GIVEN TASK: Beginning with the first line of the data below, reproduce every line unchanged, ending with the line that holds "(c6) at (102,256.4)".

DATA:
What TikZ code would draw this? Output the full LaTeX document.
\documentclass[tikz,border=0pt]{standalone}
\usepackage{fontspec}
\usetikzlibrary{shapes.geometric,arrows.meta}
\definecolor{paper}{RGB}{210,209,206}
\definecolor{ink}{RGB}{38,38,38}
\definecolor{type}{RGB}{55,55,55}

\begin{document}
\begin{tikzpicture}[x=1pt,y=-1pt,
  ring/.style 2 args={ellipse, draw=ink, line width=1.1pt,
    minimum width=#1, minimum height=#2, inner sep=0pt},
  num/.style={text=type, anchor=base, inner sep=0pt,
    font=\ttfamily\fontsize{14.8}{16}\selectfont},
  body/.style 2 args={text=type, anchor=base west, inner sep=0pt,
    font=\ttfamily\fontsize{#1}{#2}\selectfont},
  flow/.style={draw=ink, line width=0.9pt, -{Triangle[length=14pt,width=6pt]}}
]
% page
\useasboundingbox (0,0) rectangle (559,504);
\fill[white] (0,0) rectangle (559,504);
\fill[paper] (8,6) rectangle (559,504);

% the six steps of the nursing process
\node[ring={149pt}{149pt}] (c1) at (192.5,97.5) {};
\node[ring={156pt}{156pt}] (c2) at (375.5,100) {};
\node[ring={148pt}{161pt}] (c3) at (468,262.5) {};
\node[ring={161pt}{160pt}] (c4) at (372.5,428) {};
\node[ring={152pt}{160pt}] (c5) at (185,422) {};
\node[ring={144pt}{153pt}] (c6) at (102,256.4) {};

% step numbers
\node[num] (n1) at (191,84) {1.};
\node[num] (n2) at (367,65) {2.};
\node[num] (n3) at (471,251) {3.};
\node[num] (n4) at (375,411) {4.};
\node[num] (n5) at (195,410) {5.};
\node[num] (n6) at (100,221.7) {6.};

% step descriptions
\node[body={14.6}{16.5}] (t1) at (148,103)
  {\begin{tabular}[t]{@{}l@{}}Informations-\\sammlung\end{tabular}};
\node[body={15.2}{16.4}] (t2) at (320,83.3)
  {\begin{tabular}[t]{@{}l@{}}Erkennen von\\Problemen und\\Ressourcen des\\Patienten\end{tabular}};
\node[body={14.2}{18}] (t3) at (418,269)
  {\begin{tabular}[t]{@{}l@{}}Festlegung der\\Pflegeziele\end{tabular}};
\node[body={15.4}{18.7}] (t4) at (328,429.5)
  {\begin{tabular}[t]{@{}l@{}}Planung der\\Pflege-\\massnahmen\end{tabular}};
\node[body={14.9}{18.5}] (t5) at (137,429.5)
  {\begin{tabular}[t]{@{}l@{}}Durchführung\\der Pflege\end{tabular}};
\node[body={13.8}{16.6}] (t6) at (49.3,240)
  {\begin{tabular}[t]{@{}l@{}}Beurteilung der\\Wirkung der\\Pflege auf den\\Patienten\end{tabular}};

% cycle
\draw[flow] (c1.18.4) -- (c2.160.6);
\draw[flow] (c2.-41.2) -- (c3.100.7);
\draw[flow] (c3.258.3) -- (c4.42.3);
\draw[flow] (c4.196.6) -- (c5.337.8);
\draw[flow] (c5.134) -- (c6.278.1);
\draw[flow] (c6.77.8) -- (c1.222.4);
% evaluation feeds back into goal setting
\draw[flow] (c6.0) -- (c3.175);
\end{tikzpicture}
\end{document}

THE RESULT:
What TikZ code would draw this? Output the full LaTeX document.
\documentclass[tikz,border=0pt]{standalone}
\usepackage{fontspec}
\usetikzlibrary{shapes.geometric,arrows.meta}
\definecolor{paper}{RGB}{210,209,206}
\definecolor{ink}{RGB}{38,38,38}
\definecolor{type}{RGB}{55,55,55}

\begin{document}
\begin{tikzpicture}[x=1pt,y=-1pt,
  ring/.style 2 args={ellipse, draw=ink, line width=1.1pt,
    minimum width=#1, minimum height=#2, inner sep=0pt},
  num/.style={text=type, anchor=base, inner sep=0pt,
    font=\ttfamily\fontsize{14.8}{16}\selectfont},
  body/.style 2 args={text=type, anchor=base west, inner sep=0pt,
    font=\ttfamily\fontsize{#1}{#2}\selectfont},
  flow/.style={draw=ink, line width=0.9pt, -{Triangle[length=14pt,width=6pt]}}
]
% page
\useasboundingbox (0,0) rectangle (559,504);
\fill[white] (0,0) rectangle (559,504);
\fill[paper] (8,6) rectangle (559,504);

% the six steps of the nursing process
\node[ring={149pt}{149pt}] (c1) at (192.5,97.5) {};
\node[ring={156pt}{156pt}] (c2) at (375.5,100) {};
\node[ring={148pt}{161pt}] (c3) at (468,262.5) {};
\node[ring={161pt}{160pt}] (c4) at (372.5,428) {};
\node[ring={152pt}{160pt}] (c5) at (185,422) {};
\node[ring={144pt}{153pt}] (c6) at (102,256.4) {};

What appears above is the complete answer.